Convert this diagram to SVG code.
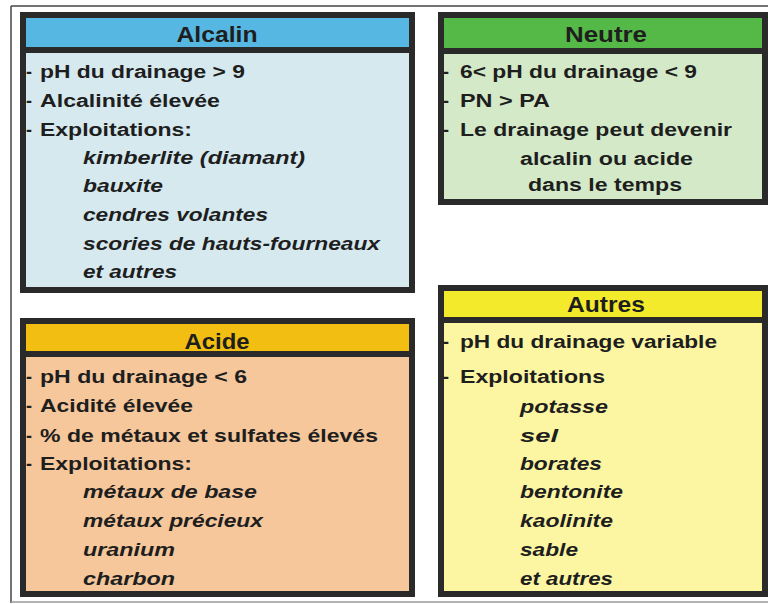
<svg xmlns="http://www.w3.org/2000/svg" width="768" height="604" viewBox="0 0 768 604">
<style>
.frame{fill:none;stroke:#444;stroke-width:1.5}
.box{stroke:#2a2a2a;stroke-width:6}
.sep{stroke:#2a2a2a;stroke-width:6}
text{font-family:"Liberation Sans",Arial,sans-serif;font-weight:bold;fill:#1e1e1e}
.h{font-size:22px}
.t{font-size:18px}
.i{font-size:18px;font-style:italic}
</style>
<rect x="0" y="0" width="768" height="604" fill="#ffffff"/>
<g id="frame">
<line class="frame" x1="11" y1="6" x2="768" y2="6"/>
<line class="frame" x1="11" y1="6" x2="11" y2="603"/>
<line x1="11" y1="602" x2="768" y2="602" stroke="#9a9a9a" stroke-width="1.5"/>
</g>
<g id="connectors"/>
<g id="alcalin">
<rect x="23" y="15" width="389" height="275" fill="#d6e9ef" class="box"/>
<rect x="26" y="18" width="383" height="32" fill="#56b8e2"/>
<line class="sep" x1="23" y1="50" x2="412" y2="50"/>
<text class="h" x="217" y="42" text-anchor="middle" textLength="81" lengthAdjust="spacingAndGlyphs">Alcalin</text>
<text class="t" x="26" y="78">-</text><text class="t" x="40" y="78" textLength="205" lengthAdjust="spacingAndGlyphs">pH du drainage &gt; 9</text>
<text class="t" x="26" y="107">-</text><text class="t" x="40" y="107" textLength="180" lengthAdjust="spacingAndGlyphs">Alcalinité élevée</text>
<text class="t" x="26" y="136">-</text><text class="t" x="40" y="136" textLength="152" lengthAdjust="spacingAndGlyphs">Exploitations:</text>
<text class="i" x="83" y="164" textLength="222" lengthAdjust="spacingAndGlyphs">kimberlite (diamant)</text>
<text class="i" x="83" y="192" textLength="80" lengthAdjust="spacingAndGlyphs">bauxite</text>
<text class="i" x="83" y="221" textLength="185" lengthAdjust="spacingAndGlyphs">cendres volantes</text>
<text class="i" x="83" y="250" textLength="297" lengthAdjust="spacingAndGlyphs">scories de hauts-fourneaux</text>
<text class="i" x="83" y="278" textLength="94" lengthAdjust="spacingAndGlyphs">et autres</text>
</g>
<g id="neutre">
<rect x="441" y="15" width="324" height="187" fill="#d4e9c8" class="box"/>
<rect x="444" y="18" width="318" height="33" fill="#55b947"/>
<line class="sep" x1="441" y1="51" x2="765" y2="51"/>
<text class="h" x="606" y="42" text-anchor="middle" textLength="82" lengthAdjust="spacingAndGlyphs">Neutre</text>
<text class="t" x="443" y="78">-</text><text class="t" x="460" y="78" textLength="237" lengthAdjust="spacingAndGlyphs">6&lt; pH du drainage &lt; 9</text>
<text class="t" x="443" y="107">-</text><text class="t" x="460" y="107" textLength="90" lengthAdjust="spacingAndGlyphs">PN &gt; PA</text>
<text class="t" x="443" y="136">-</text><text class="t" x="460" y="136" textLength="272" lengthAdjust="spacingAndGlyphs">Le drainage peut devenir</text>
<text class="t" x="520" y="165" textLength="173" lengthAdjust="spacingAndGlyphs">alcalin ou acide</text>
<text class="t" x="528" y="191" textLength="154" lengthAdjust="spacingAndGlyphs">dans le temps</text>
</g>
<g id="acide">
<rect x="23" y="321" width="389" height="273" fill="#f5c79b" class="box"/>
<rect x="26" y="324" width="383" height="30" fill="#f3be12"/>
<line class="sep" x1="23" y1="354" x2="412" y2="354"/>
<text class="h" x="217" y="349" text-anchor="middle" textLength="65" lengthAdjust="spacingAndGlyphs">Acide</text>
<text class="t" x="26" y="383">-</text><text class="t" x="40" y="383" textLength="207" lengthAdjust="spacingAndGlyphs">pH du drainage &lt; 6</text>
<text class="t" x="26" y="412">-</text><text class="t" x="40" y="412" textLength="153" lengthAdjust="spacingAndGlyphs">Acidité élevée</text>
<text class="t" x="26" y="442">-</text><text class="t" x="40" y="442" textLength="338" lengthAdjust="spacingAndGlyphs">% de métaux et sulfates élevés</text>
<text class="t" x="26" y="470">-</text><text class="t" x="40" y="470" textLength="152" lengthAdjust="spacingAndGlyphs">Exploitations:</text>
<text class="i" x="83" y="498" textLength="174" lengthAdjust="spacingAndGlyphs">métaux de base</text>
<text class="i" x="83" y="527" textLength="180" lengthAdjust="spacingAndGlyphs">métaux précieux</text>
<text class="i" x="83" y="556" textLength="92" lengthAdjust="spacingAndGlyphs">uranium</text>
<text class="i" x="83" y="585" textLength="92" lengthAdjust="spacingAndGlyphs">charbon</text>
</g>
<g id="autres">
<rect x="441" y="288" width="324" height="306" fill="#fcf6a2" class="box"/>
<rect x="444" y="291" width="318" height="29" fill="#f3ea2c"/>
<line class="sep" x1="441" y1="320" x2="765" y2="320"/>
<text class="h" x="606" y="312" text-anchor="middle" textLength="78" lengthAdjust="spacingAndGlyphs">Autres</text>
<text class="t" x="443" y="348">-</text><text class="t" x="460" y="348" textLength="257" lengthAdjust="spacingAndGlyphs">pH du drainage variable</text>
<text class="t" x="443" y="383">-</text><text class="t" x="460" y="383" textLength="145" lengthAdjust="spacingAndGlyphs">Exploitations</text>
<text class="i" x="520" y="413" textLength="88" lengthAdjust="spacingAndGlyphs">potasse</text>
<text class="i" x="520" y="442" textLength="38" lengthAdjust="spacingAndGlyphs">sel</text>
<text class="i" x="520" y="470" textLength="82" lengthAdjust="spacingAndGlyphs">borates</text>
<text class="i" x="520" y="498" textLength="103" lengthAdjust="spacingAndGlyphs">bentonite</text>
<text class="i" x="520" y="527" textLength="93" lengthAdjust="spacingAndGlyphs">kaolinite</text>
<text class="i" x="520" y="556" textLength="58" lengthAdjust="spacingAndGlyphs">sable</text>
<text class="i" x="520" y="585" textLength="93" lengthAdjust="spacingAndGlyphs">et autres</text>
</g>
</svg>
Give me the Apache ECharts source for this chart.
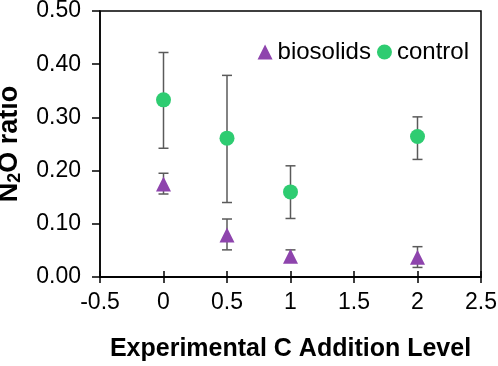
<!DOCTYPE html>
<html>
<head>
<meta charset="utf-8">
<script src="https://cdn.jsdelivr.net/npm/echarts@6/dist/echarts.min.js"></script>
<style>
html, body { margin: 0; padding: 0; background: #fff; }
#chart { width: 498px; height: 366px; }
</style>
</head>
<body>
<div id="chart"></div>
<script>
// C addition levels
var levels = [0, 0.5, 1, 2];
// biosolids: mean, low, high
var bioMean = [0.175, 0.079, 0.039, 0.037];
var bioLow = [0.156, 0.051, 0.030, 0.018];
var bioHigh = [0.195, 0.109, 0.051, 0.057];
// control: mean, low, high
var ctlMean = [0.333, 0.261, 0.160, 0.264];
var ctlLow = [0.242, 0.140, 0.110, 0.221];
var ctlHigh = [0.422, 0.379, 0.209, 0.301];

var fontName = 'Liberation Sans, Arial, sans-serif';

function pairs(xs, ys) {
    return xs.map(function (x, i) { return [x, ys[i]]; });
}
function errRows(xs, lo, hi) {
    return xs.map(function (x, i) { return [x, lo[i], hi[i]]; });
}

// error bar drawing
function renderErr(params, api) {
    var x = api.value(0);
    var lo = api.coord([x, api.value(1)]);
    var hi = api.coord([x, api.value(2)]);
    var w = 5;
    var st = { stroke: '#5a5a5a', lineWidth: 1.5 };
    return {
        type: 'group',
        children: [
            { type: 'line', shape: { x1: lo[0], y1: lo[1], x2: hi[0], y2: hi[1] }, style: st },
            { type: 'line', shape: { x1: lo[0] - w, y1: lo[1], x2: lo[0] + w, y2: lo[1] }, style: st },
            { type: 'line', shape: { x1: hi[0] - w, y1: hi[1], x2: hi[0] + w, y2: hi[1] }, style: st }
        ]
    };
}

var chart = echarts.init(document.getElementById('chart'));
var xBase = {
    type: 'value', min: -0.5, max: 2.5, interval: 0.5,
    splitLine: { show: false },
    axisLine: { onZero: false, lineStyle: { color: '#000', width: 1.5 } }
};
chart.setOption({
    animation: false,
    textStyle: { fontFamily: fontName },
    grid: {
        left: 100, right: 17, top: 11, bottom: 89,
        outerBoundsMode: 'none', containLabel: false,
        show: true, borderColor: '#000', borderWidth: 1.5
    },
    legend: {
        right: 24, top: 35,
        itemWidth: 15, itemHeight: 15, itemGap: 6,
        textStyle: { fontSize: 24, color: '#000', fontFamily: fontName },
        data: [
            { name: 'biosolids', icon: 'triangle' },
            { name: 'control', icon: 'circle' }
        ]
    },
    xAxis: [
        Object.assign({}, xBase, {
            name: 'Experimental C Addition Level',
            nameLocation: 'middle', nameGap: 60,
            nameTextStyle: { fontSize: 25, fontWeight: 'bold', color: '#000' },
            axisTick: { show: true, inside: false, length: 6, lineStyle: { color: '#000', width: 1.5 } },
            axisLabel: { fontSize: 23, color: '#000', margin: 14, formatter: function (v) { return String(v); } }
        }),
        Object.assign({}, xBase, {
            position: 'bottom',
            axisTick: { show: true, inside: true, length: 6, lineStyle: { color: '#000', width: 1.5 } },
            axisLabel: { show: false }
        })
    ],
    yAxis: {
        type: 'value', min: 0, max: 0.5, interval: 0.1,
        name: '{a|N}{s|2}{a|O ratio}',
        nameLocation: 'middle', nameGap: 76,
        nameTextStyle: {
            rich: {
                a: { fontSize: 27, fontWeight: 'bold', color: '#000', fontFamily: fontName },
                s: { fontSize: 18, fontWeight: 'bold', color: '#000', fontFamily: fontName, verticalAlign: 'bottom', padding: [10, 0, 0, 0] }
            }
        },
        splitLine: { show: false },
        axisLine: { show: true, onZero: false, lineStyle: { color: '#000', width: 1.5 } },
        axisTick: { show: true, inside: false, length: 8, lineStyle: { color: '#000', width: 1.5 } },
        axisLabel: { fontSize: 23, color: '#000', margin: 19, formatter: function (v) { return v.toFixed(2); } }
    },
    series: [
        {
            type: 'custom', name: 'bioErr', renderItem: renderErr,
            data: errRows(levels, bioLow, bioHigh), encode: { x: 0, y: [1, 2] }, z: 1, silent: true
        },
        {
            type: 'custom', name: 'ctlErr', renderItem: renderErr,
            data: errRows(levels, ctlLow, ctlHigh), encode: { x: 0, y: [1, 2] }, z: 1, silent: true
        },
        {
            type: 'scatter', name: 'biosolids', symbol: 'triangle', symbolSize: 15,
            itemStyle: { color: '#8e44ad', opacity: 1 }, z: 3,
            data: pairs(levels, bioMean)
        },
        {
            type: 'scatter', name: 'control', symbol: 'circle', symbolSize: 15,
            itemStyle: { color: '#2ecc71', opacity: 1 }, z: 3,
            data: pairs(levels, ctlMean)
        }
    ]
});
</script>
</body>
</html>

•••

§ **SET EXERCISE**
Where a line of the entries contains the word "this", copy that line.

§ **TASK OUTPUT**
Convert this diagram to SVG code.
Give me the Apache ECharts source for this chart.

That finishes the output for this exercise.